Con tanta agua, ¡Aguas! No olvidemos la de 1990
Por Mario Alfredo González Rojas
De que llegaron las aguas, llegaron, a esta ciudad conocida como la de los tinacos, así como de los baches. Dicen que lo primero que ven los que vienen del norte al entrar a la ciudad son los tinacos; pero también, ya entrados por las calles, van descubriendo bache tras bache. La fama se alcanza de algún modo, ¿no?
Tuvimos el 19 de agosto una tromba, y ya habíamos tenido días antes otra, aunque menos dañina, pero aún y así, tumbó varios árboles, y causó otros desmanes. El caso es que este año ha sido muy “llovedor”, gracias a nuestra madre naturaleza. A ver si así, no nos suspenden tanto el servicio de agua, decimos los vecinos, mientras los que siembran han de estar, creo gozosos, supongo, pero no sé si sean oportunas estas aguas.
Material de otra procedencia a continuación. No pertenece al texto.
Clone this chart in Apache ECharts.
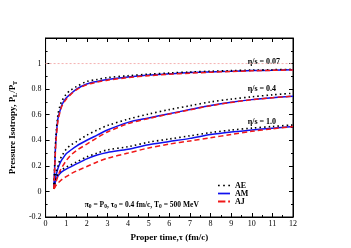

Con las lluvias, no son pocos los chihuahuenses que recordamos la tremenda tromba del 22 de septiembre de 1990, de aquél sábado negro que causó destrucción y muerte en la capital. Se dice que murieron unas 50 personas y que desapareció un buen número. Se destruyeron unas 360 casas y 700 resultaron con amplios daños. Y que alrededor de 12 mil familias resultaron dañadas de una y otra forma.
Este menda se enteró de la inundación hasta el siguiente día, el 23, y eso porque empezaron a hablar familiares de otras partes del estado, quienes preguntaban que cómo nos había ido con la tormenta, si no nos habíamos inundado. Esa noche dormí a pierna suelta, feliz por el fresco de la lluvia, sin prender el ruidoso abanico; muy ajeno a los duros trances que vivieron muchos hermanos chihuahuenses.
En estos tiempos son inconcebibles las inundaciones, cuando se pueden prevenir contando con el drenaje pluvial adecuado. Este debe ser un objetivo muy presente de la autoridad, la que sólo se conforma con decir que las tuberías son viejas y que hay gente que tira basura en las alcantarillas, en la calle, etc. Arreglar el drenaje pluvial debe ser un imperativo insoslayable, así como reforzar la cultura de la limpieza entre la población; de lo contrario, seguiremos viviendo a expensas de la dureza de los fenómenos naturales como el de la lluvia “desorbitada”.
Se requieren dinero y voluntad, cosas que a veces no se conjugan en la relación autoridad y sociedad. La noche del 19 de agosto, cuando la última tromba, recordaba un vecino mientras daba escobazo tras escobazo para sacar el agua de su cochera, lo que debieron haber sufrido los habitantes de la Ciudad de México, con la gran inundación que se produjo por las lluvias torrenciales del 21 al 22 de septiembre de 1629. Fue un caer de agua de “locura”, así lo mencionaban las viejas crónicas, que dejó completamente inundada a la ciudad. Lo que se pensó que duraría unos cuantos días para desaparecer, se prologó por cinco años, debido además entre otras razones por las lluvias habituales que no dejaron de hacerse presentes.
La Plaza Mayor, lo que es ahora el Zócalo o la Plaza de la Constitución se inundó de plano, subiendo el agua en partes un metro y en otras, hasta los dos metros. Alrededor de la Plaza Mayor quedó una parte a salvo, a la que se llamó la “Isla de los perros”, porque era aprovechada esos días por muchos de estos animales para protegerse. Se llegó al extremo de hacer misas en las azoteas. Además se construyeron puentes de madera para poder ir de un lado a otro.
Afortunadamente, una profunda sequía que asoló a la antigua Tenochtitlan, en 1929, vino a favorecer la situación de la ciudad, en la que murieron 30 mil personas, entre ahogados y debido a la falta de alimentos; y hubieron de cambiar de residencia unas 50 mil personas. Afirman las crónicas, que al inicio de la inundación había 150 mil habitantes. Los orígenes del terreno de la capital mexicana, han sido definitivamente, la causa de las inundaciones, como esa de 1629. Recordemos que la Cuenca de México, albergaba varios lagos y fue precisamente en una de sus islas, donde había de fundarse la Gran Tenochtitlan.